#### Short exercise
Write out the records below from the first line through the line containing "const axisColor = '#6d6e71';", leaving out any pictures.

#### Data supplied
---+---
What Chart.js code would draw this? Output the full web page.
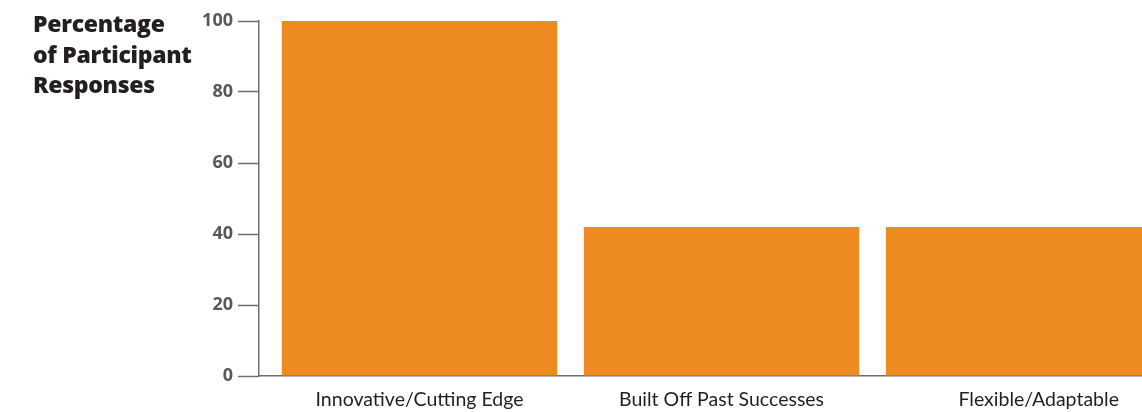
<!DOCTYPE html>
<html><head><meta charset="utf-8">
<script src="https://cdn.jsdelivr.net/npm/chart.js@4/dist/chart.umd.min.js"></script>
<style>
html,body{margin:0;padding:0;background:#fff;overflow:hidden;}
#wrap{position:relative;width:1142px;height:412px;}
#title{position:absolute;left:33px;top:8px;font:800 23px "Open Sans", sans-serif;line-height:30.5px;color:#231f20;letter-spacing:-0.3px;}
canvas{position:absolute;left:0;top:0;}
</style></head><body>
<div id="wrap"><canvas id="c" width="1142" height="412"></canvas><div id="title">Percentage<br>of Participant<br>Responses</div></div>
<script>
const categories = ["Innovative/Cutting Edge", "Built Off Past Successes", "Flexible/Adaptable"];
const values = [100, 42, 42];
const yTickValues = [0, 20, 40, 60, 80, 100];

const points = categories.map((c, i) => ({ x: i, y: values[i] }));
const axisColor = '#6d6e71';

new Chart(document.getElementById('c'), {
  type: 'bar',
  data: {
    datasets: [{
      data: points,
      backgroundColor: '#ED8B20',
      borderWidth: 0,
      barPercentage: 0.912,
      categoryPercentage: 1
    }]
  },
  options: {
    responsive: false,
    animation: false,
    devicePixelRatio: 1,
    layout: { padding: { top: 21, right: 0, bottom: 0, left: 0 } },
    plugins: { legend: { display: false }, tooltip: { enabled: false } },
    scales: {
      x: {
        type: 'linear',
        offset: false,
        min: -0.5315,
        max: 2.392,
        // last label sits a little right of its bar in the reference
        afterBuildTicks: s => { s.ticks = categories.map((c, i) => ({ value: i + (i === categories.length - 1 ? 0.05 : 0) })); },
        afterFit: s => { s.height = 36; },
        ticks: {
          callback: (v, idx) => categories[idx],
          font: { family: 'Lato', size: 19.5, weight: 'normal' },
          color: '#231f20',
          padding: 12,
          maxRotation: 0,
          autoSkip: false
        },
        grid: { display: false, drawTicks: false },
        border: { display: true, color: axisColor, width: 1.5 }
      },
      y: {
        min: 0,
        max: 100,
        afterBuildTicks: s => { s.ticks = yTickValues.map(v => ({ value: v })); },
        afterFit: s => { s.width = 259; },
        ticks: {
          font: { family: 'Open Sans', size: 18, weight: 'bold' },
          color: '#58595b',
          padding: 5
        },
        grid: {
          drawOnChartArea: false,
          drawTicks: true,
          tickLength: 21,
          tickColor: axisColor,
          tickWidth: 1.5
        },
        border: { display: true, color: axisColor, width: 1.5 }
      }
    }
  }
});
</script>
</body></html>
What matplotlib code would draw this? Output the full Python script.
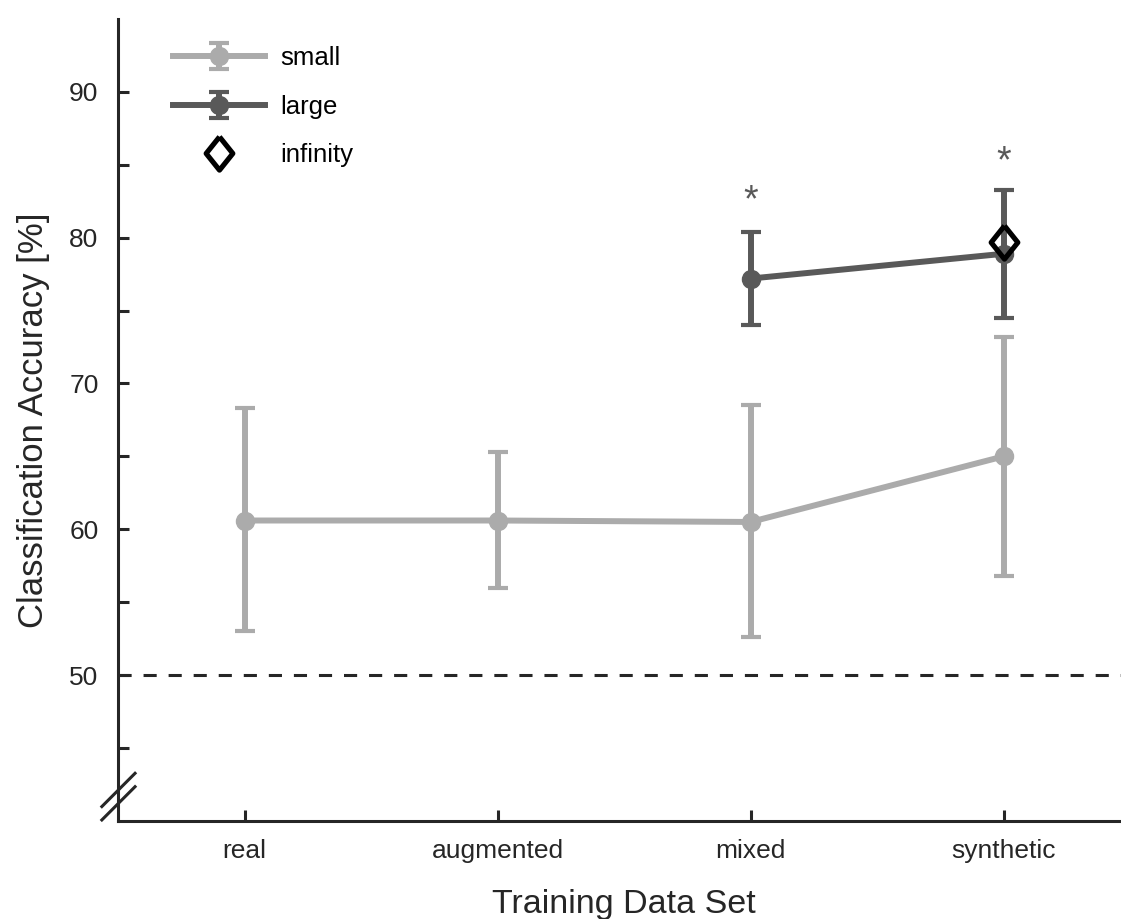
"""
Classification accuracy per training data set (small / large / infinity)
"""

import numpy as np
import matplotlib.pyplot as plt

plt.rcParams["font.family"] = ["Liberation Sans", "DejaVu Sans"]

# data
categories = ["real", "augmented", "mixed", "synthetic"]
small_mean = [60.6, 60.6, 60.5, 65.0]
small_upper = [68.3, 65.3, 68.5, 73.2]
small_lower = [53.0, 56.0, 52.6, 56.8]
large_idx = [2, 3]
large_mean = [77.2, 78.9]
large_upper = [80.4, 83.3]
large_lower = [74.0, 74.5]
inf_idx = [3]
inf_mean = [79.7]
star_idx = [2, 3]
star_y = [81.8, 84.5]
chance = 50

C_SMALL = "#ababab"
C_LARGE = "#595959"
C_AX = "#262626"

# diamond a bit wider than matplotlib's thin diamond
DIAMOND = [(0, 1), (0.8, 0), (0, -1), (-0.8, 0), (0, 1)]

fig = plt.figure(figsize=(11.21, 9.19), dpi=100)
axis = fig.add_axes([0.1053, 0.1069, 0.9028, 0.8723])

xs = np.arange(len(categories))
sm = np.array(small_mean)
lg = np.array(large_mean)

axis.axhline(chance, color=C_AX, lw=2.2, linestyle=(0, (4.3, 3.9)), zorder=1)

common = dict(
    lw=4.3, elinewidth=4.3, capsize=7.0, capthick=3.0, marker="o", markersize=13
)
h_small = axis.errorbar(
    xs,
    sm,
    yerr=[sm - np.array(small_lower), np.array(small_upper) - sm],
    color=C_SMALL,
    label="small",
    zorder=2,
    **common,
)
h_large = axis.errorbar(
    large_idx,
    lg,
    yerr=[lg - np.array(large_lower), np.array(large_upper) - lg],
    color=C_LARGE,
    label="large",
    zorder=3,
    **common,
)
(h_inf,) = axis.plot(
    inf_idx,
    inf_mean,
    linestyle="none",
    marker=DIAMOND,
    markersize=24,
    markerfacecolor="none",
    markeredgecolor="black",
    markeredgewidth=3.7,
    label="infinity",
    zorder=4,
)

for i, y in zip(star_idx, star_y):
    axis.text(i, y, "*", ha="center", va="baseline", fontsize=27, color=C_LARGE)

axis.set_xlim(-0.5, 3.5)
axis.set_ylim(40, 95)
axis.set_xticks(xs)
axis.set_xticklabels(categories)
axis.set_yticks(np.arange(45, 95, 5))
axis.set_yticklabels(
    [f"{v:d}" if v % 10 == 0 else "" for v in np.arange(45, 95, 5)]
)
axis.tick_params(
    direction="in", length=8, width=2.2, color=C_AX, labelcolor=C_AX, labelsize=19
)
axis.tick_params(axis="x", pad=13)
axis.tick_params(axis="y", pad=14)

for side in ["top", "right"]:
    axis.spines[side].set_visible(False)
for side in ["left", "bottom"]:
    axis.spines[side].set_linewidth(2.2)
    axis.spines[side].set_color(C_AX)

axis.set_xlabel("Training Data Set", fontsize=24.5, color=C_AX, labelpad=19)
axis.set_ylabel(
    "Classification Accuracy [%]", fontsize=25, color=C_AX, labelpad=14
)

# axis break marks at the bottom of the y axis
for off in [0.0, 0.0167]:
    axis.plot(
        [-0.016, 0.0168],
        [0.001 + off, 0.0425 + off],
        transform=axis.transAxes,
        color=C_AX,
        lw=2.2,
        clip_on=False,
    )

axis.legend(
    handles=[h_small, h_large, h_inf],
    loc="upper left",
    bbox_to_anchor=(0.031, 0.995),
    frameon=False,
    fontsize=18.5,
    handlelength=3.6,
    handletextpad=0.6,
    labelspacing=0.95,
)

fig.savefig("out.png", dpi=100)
---+---
#### In response
What Chart.js code would draw this? Output the full web page.
<!DOCTYPE html>
<html><head><meta charset="utf-8">
<script src="https://cdn.jsdelivr.net/npm/chart.js@4/dist/chart.umd.min.js"></script>
<style>
html,body{margin:0;padding:0;background:#fff;overflow:hidden;}
#wrap{position:relative;width:1142px;height:412px;}
#title{position:absolute;left:33px;top:8px;font:800 23px "Open Sans", sans-serif;line-height:30.5px;color:#231f20;letter-spacing:-0.3px;}
canvas{position:absolute;left:0;top:0;}
</style></head><body>
<div id="wrap"><canvas id="c" width="1142" height="412"></canvas><div id="title">Percentage<br>of Participant<br>Responses</div></div>
<script>
const categories = ["Innovative/Cutting Edge", "Built Off Past Successes", "Flexible/Adaptable"];
const values = [100, 42, 42];
const yTickValues = [0, 20, 40, 60, 80, 100];

const points = categories.map((c, i) => ({ x: i, y: values[i] }));
const axisColor = '#6d6e71';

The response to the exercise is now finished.